■ Requirement ■
Write out every line exactly, from the start of the records below to the line with "const fitY = [3.375, 4.6875, 7.3125, 9.9375];", and stop there. Don't write out the pictures.

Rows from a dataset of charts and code
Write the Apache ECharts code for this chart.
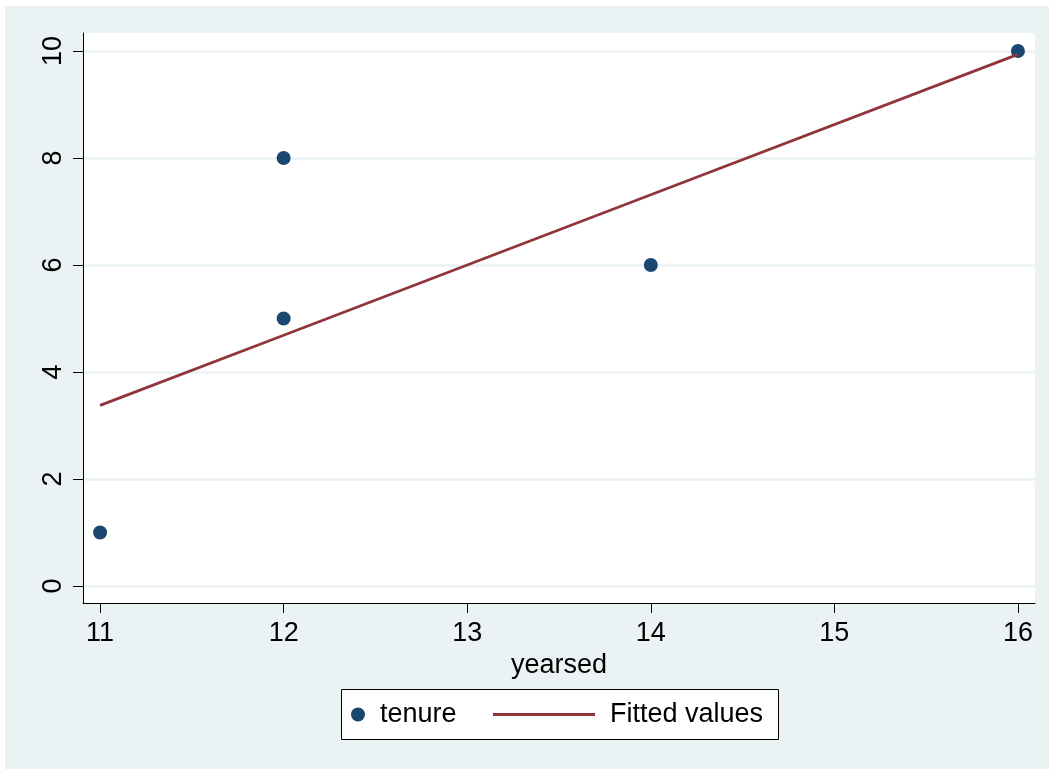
<!DOCTYPE html>
<html>
<head>
<meta charset="utf-8">
<script src="https://cdn.jsdelivr.net/npm/echarts@6/dist/echarts.min.js"></script>
<style>
  html, body { margin: 0; padding: 0; background: #ffffff; }
  #chart { position: absolute; left: 5px; top: 6px; width: 1044px; height: 763px; }
</style>
</head>
<body>
<div id="chart"></div>
<script>
// Observed values: years of education vs. tenure
const yearsed = [11, 12, 12, 14, 16];
const tenure = [1, 8, 5, 6, 10];

// Linear fit evaluated at the observed x values
const fitX = [11, 12, 14, 16];
const fitY = [3.375, 4.6875, 7.3125, 9.9375];

const xTicks = [11, 12, 13, 14, 15, 16];
const yTicks = [0, 2, 4, 6, 8, 10];

const FONT = '"Liberation Sans", Arial, sans-serif';
const FS = 27;
const NAVY = '#1a476f';
const MAROON = '#90353b';
const BG = '#eaf2f3';

const chart = echarts.init(document.getElementById('chart'), null, { renderer: 'canvas' });

chart.setOption({
  backgroundColor: BG,
  animation: false,
  textStyle: { fontFamily: FONT },
  grid: {
    left: 78, top: 27, right: 14, bottom: 166,
    show: true, backgroundColor: '#ffffff', borderWidth: 0
  },
  xAxis: {
    type: 'value',
    min: 10.907, max: 16.093,
    name: 'yearsed',
    nameLocation: 'middle',
    nameGap: 40,
    nameTextStyle: { fontSize: FS, color: '#000', fontFamily: FONT },
    axisLine: { show: true, onZero: false, lineStyle: { color: '#000', width: 1 } },
    axisTick: { show: true, length: 10, customValues: xTicks, lineStyle: { color: '#000', width: 1 } },
    axisLabel: { customValues: xTicks, fontSize: FS, color: '#000', margin: 17, fontFamily: FONT },
    splitLine: { show: false }
  },
  yAxis: {
    type: 'value',
    min: -0.318, max: 10.336,
    axisLine: { show: true, onZero: false, lineStyle: { color: '#000', width: 1 } },
    axisTick: { show: true, length: 10, customValues: yTicks, lineStyle: { color: '#000', width: 1 } },
    axisLabel: { customValues: yTicks, fontSize: FS, color: '#000', margin: 16, rotate: 90, fontFamily: FONT },
    splitLine: { show: true, lineStyle: { color: BG, width: 2.5 } }
  },
  legend: [
    {
      data: [{ name: 'tenure', icon: 'circle' }],
      left: 346, top: 695,
      padding: 0,
      itemWidth: 14, itemHeight: 14,
      textStyle: { fontSize: FS, color: '#000', fontFamily: FONT, padding: [0, 0, 0, 10] },
      selectedMode: false
    },
    {
      data: [{ name: 'Fitted values', icon: 'rect' }],
      left: 488, top: 695,
      padding: 0,
      itemWidth: 102, itemHeight: 2.8,
      textStyle: { fontSize: FS, color: '#000', fontFamily: FONT, padding: [0, 0, 0, 10] },
      selectedMode: false
    }
  ],
  graphic: [
    {
      type: 'rect',
      z: 0,
      shape: { x: 336.5, y: 683.5, width: 437, height: 50 },
      style: { fill: '#ffffff', stroke: '#000', lineWidth: 1 }
    }
  ],
  series: [
    {
      name: 'tenure',
      type: 'scatter',
      data: yearsed.map((x, i) => [x, tenure[i]]),
      symbol: 'circle',
      symbolSize: 14,
      itemStyle: { color: NAVY, opacity: 1 }
    },
    {
      name: 'Fitted values',
      type: 'line',
      data: fitX.map((x, i) => [x, fitY[i]]),
      symbol: 'none',
      showSymbol: false,
      lineStyle: { color: MAROON, width: 2.8 },
      itemStyle: { color: MAROON }
    }
  ]
});
</script>
</body>
</html>
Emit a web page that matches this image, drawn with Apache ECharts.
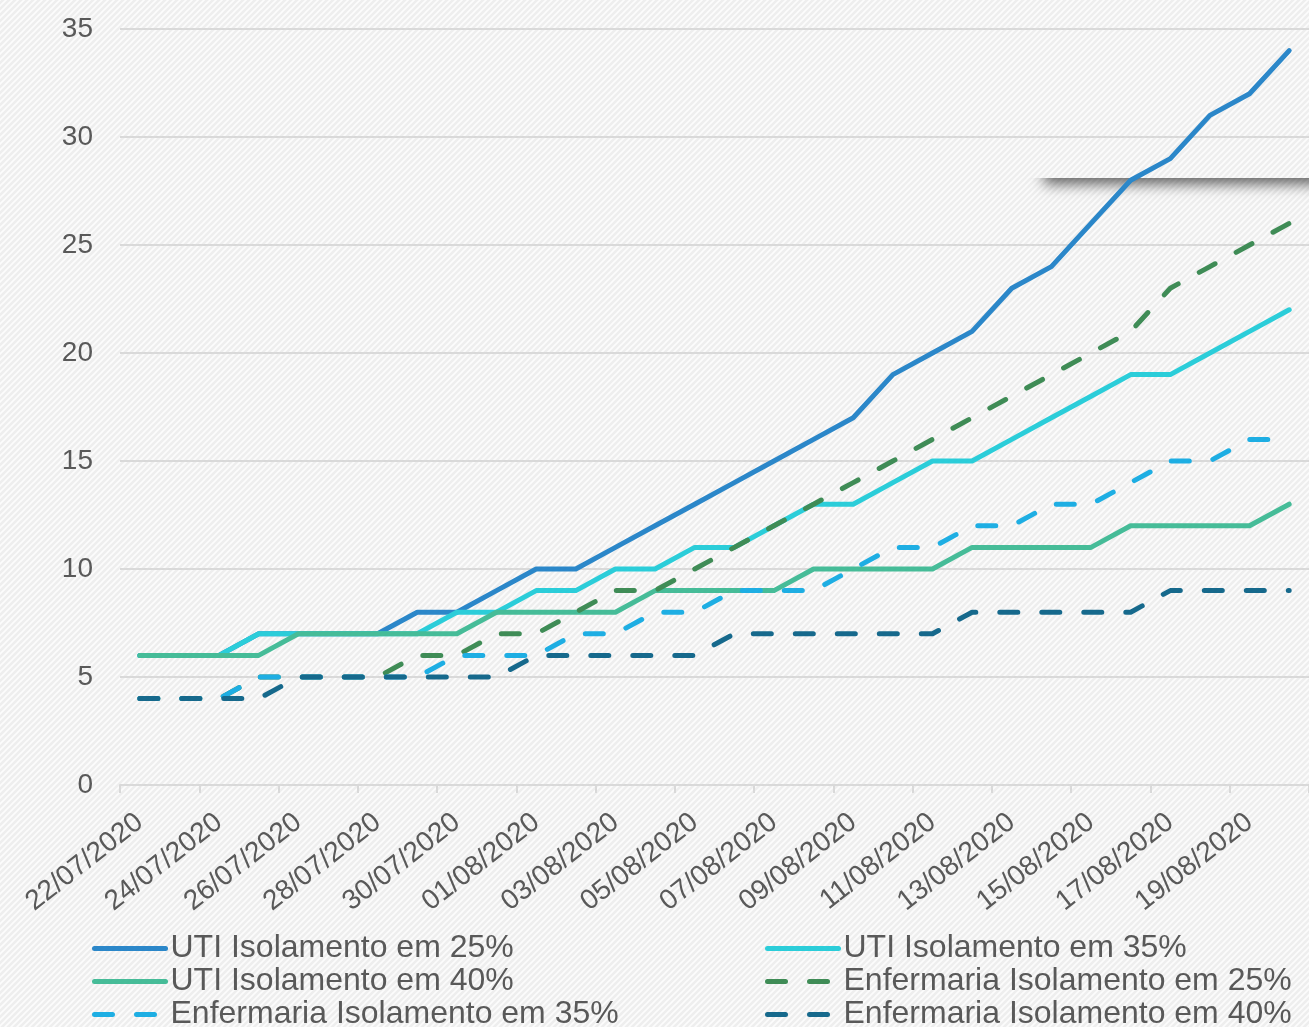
<!DOCTYPE html>
<html lang="pt-BR">
<head>
<meta charset="utf-8">
<title>Projeção de leitos - UTI e Enfermaria</title>
<script src="https://cdn.jsdelivr.net/npm/echarts@6/dist/echarts.min.js"></script>
<style>
  html, body { margin: 0; padding: 0; background: #f3f3f3; }
  #chart { width: 1309px; height: 1027px; }
</style>
</head>
<body>
<div id="chart"></div>
<script>
// Dias da projeção
const dates = [
  '22/07/2020', '23/07/2020', '24/07/2020', '25/07/2020', '26/07/2020',
  '27/07/2020', '28/07/2020', '29/07/2020', '30/07/2020', '31/07/2020',
  '01/08/2020', '02/08/2020', '03/08/2020', '04/08/2020', '05/08/2020',
  '06/08/2020', '07/08/2020', '08/08/2020', '09/08/2020', '10/08/2020',
  '11/08/2020', '12/08/2020', '13/08/2020', '14/08/2020', '15/08/2020',
  '16/08/2020', '17/08/2020', '18/08/2020', '19/08/2020', '20/08/2020'
];

// Leitos necessários por cenário de isolamento
const utiIso25 = [6, 6, 6, 7, 7, 7, 7, 8, 8, 9, 10, 10, 11, 12, 13, 14, 15, 16, 17, 19, 20, 21, 23, 24, 26, 28, 29, 31, 32, 34];
const utiIso35 = [6, 6, 6, 7, 7, 7, 7, 7, 8, 8, 9, 9, 10, 10, 11, 11, 12, 13, 13, 14, 15, 15, 16, 17, 18, 19, 19, 20, 21, 22];
const utiIso40 = [6, 6, 6, 6, 7, 7, 7, 7, 7, 8, 8, 8, 8, 9, 9, 9, 9, 10, 10, 10, 10, 11, 11, 11, 11, 12, 12, 12, 12, 13];
const enfIso25 = [4, 4, 4, 5, 5, 5, 5, 6, 6, 7, 7, 8, 9, 9, 10, 11, 12, 13, 14, 15, 16, 17, 18, 19, 20, 21, 23, 24, 25, 26];
const enfIso35 = [4, 4, 4, 5, 5, 5, 5, 5, 6, 6, 6, 7, 7, 8, 8, 9, 9, 9, 10, 11, 11, 12, 12, 13, 13, 14, 15, 15, 16, 16];
const enfIso40 = [4, 4, 4, 4, 5, 5, 5, 5, 5, 5, 6, 6, 6, 6, 6, 7, 7, 7, 7, 7, 7, 8, 8, 8, 8, 8, 9, 9, 9, 9];

// Eixo vertical
const yTicks = [0, 5, 10, 15, 20, 25, 30, 35];

const FONT = "'Liberation Sans', Arial, Helvetica, sans-serif";
const TEXT = '#595959';
const GRID = '#d9d9d9';
const DASH = [18, 24];

const seriesDefs = [
  { name: 'UTI Isolamento em 25%', data: utiIso25, color: '#2b87c9', dashed: false },
  { name: 'UTI Isolamento em 35%', data: utiIso35, color: '#2bcdd9', dashed: false },
  { name: 'UTI Isolamento em 40%', data: utiIso40, color: '#46bc98', dashed: false },
  { name: 'Enfermaria Isolamento em 25%', data: enfIso25, color: '#3f8c56', dashed: true },
  { name: 'Enfermaria Isolamento em 35%', data: enfIso35, color: '#1eaee3', dashed: true },
  { name: 'Enfermaria Isolamento em 40%', data: enfIso40, color: '#16698c', dashed: true }
];

// Textura listrada do fundo (listras finas em diagonal ascendente)
function stripeTile() {
  const p = 6;
  const c = document.createElement('canvas');
  c.width = p; c.height = p;
  const g = c.getContext('2d');
  g.fillStyle = '#eeeeee';
  g.fillRect(0, 0, p, p);
  g.strokeStyle = '#fcfcfc';
  g.lineWidth = 1.6;
  g.beginPath();
  g.moveTo(0, p); g.lineTo(p, 0);
  g.moveTo(-p, p); g.lineTo(p, -p);
  g.moveTo(0, 2 * p); g.lineTo(2 * p, 0);
  g.stroke();
  return c;
}

// Sombra suave projetada sob a borda de uma caixa à direita
function shadowStrip(w, h, edgeX) {
  const c = document.createElement('canvas');
  c.width = w; c.height = h;
  const g = c.getContext('2d');
  g.shadowColor = 'rgba(0,0,0,0.6)';
  g.shadowBlur = 13;
  g.shadowOffsetX = 0;
  g.shadowOffsetY = 2000 + 6;
  g.fillStyle = '#000';
  g.fillRect(edgeX, -2000 - 200, w + 200, 200);
  return c;
}

const legendBase = {
  orient: 'vertical',
  top: 932,
  height: 140,
  padding: 0,
  itemWidth: 71,
  itemHeight: 14,
  itemGap: 0,
  selectedMode: false,
  itemStyle: { color: 'rgba(0,0,0,0)', borderColor: 'rgba(0,0,0,0)', borderWidth: 0, opacity: 0 },
  lineStyle: { width: 5, cap: 'round', type: 'inherit' },
  textStyle: { fontFamily: FONT, fontSize: 32, color: TEXT, lineHeight: 33 }
};

const chart = echarts.init(document.getElementById('chart'), null, { renderer: 'canvas' });

chart.setOption({
  backgroundColor: 'transparent',
  animation: false,
  grid: { left: 120, right: 0, top: 29, bottom: 242, containLabel: false },
  xAxis: {
    type: 'category',
    data: dates,
    boundaryGap: true,
    axisLine: { show: true, lineStyle: { color: GRID, width: 2 } },
    axisTick: { show: true, interval: 1, length: 8, lineStyle: { color: GRID, width: 2 } },
    axisLabel: {
      interval: 1,
      rotate: 38,
      margin: 34,
      fontFamily: FONT,
      fontSize: 28,
      color: TEXT
    },
    splitLine: { show: false }
  },
  yAxis: {
    type: 'value',
    min: yTicks[0],
    max: yTicks[yTicks.length - 1],
    interval: yTicks[1] - yTicks[0],
    axisLine: { show: false },
    axisTick: { show: false },
    axisLabel: { margin: 27, fontFamily: FONT, fontSize: 28, color: TEXT },
    splitLine: { show: true, lineStyle: { color: GRID, width: 2 } }
  },
  legend: [
    Object.assign({}, legendBase, { left: 92, data: [seriesDefs[0].name, seriesDefs[2].name, seriesDefs[4].name] }),
    Object.assign({}, legendBase, { left: 765, data: [seriesDefs[1].name, seriesDefs[3].name, seriesDefs[5].name] })
  ],
  graphic: [
    {
      // fundo listrado
      type: 'rect',
      z: -10,
      silent: true,
      shape: { x: 0, y: 0, width: 1309, height: 1027 },
      style: { fill: { image: stripeTile(), repeat: 'repeat' } }
    },
    {
      type: 'image',
      z: -5,
      silent: true,
      style: { image: shadowStrip(320, 36, 44), x: 1000, y: 178, width: 320, height: 36 }
    }
  ],
  series: seriesDefs.map(function (s, i) {
    return {
      name: s.name,
      type: 'line',
      data: s.data,
      z: 3 + i,
      symbol: 'none',
      smooth: false,
      color: s.color,
      lineStyle: {
        color: s.color,
        width: 5,
        type: s.dashed ? DASH : 'solid',
        cap: 'round',
        join: 'round'
      },
      emphasis: { disabled: true }
    };
  })
});
</script>
</body>
</html>
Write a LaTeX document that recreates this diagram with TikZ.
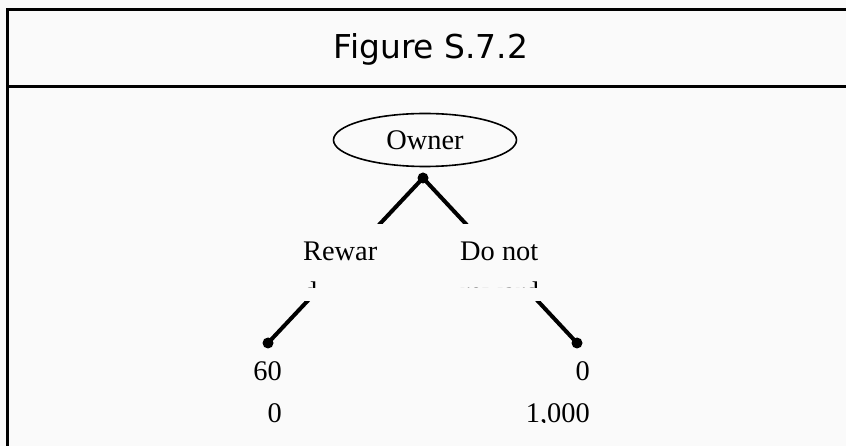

■ Response to this task ■
Write the Apache ECharts code for this chart.
<!DOCTYPE html>
<html>
<head>
<meta charset="utf-8">
<script src="https://cdn.jsdelivr.net/npm/echarts@6/dist/echarts.min.js"></script>
<style>
  html, body { margin: 0; padding: 0; background: #ffffff; }
  #chart { position: absolute; left: 5px; top: 6px; width: 1044px; height: 763px; }
</style>
</head>
<body>
<div id="chart"></div>
<script>
// Observed values: years of education vs. tenure
const yearsed = [11, 12, 12, 14, 16];
const tenure = [1, 8, 5, 6, 10];

// Linear fit evaluated at the observed x values
const fitX = [11, 12, 14, 16];
const fitY = [3.375, 4.6875, 7.3125, 9.9375];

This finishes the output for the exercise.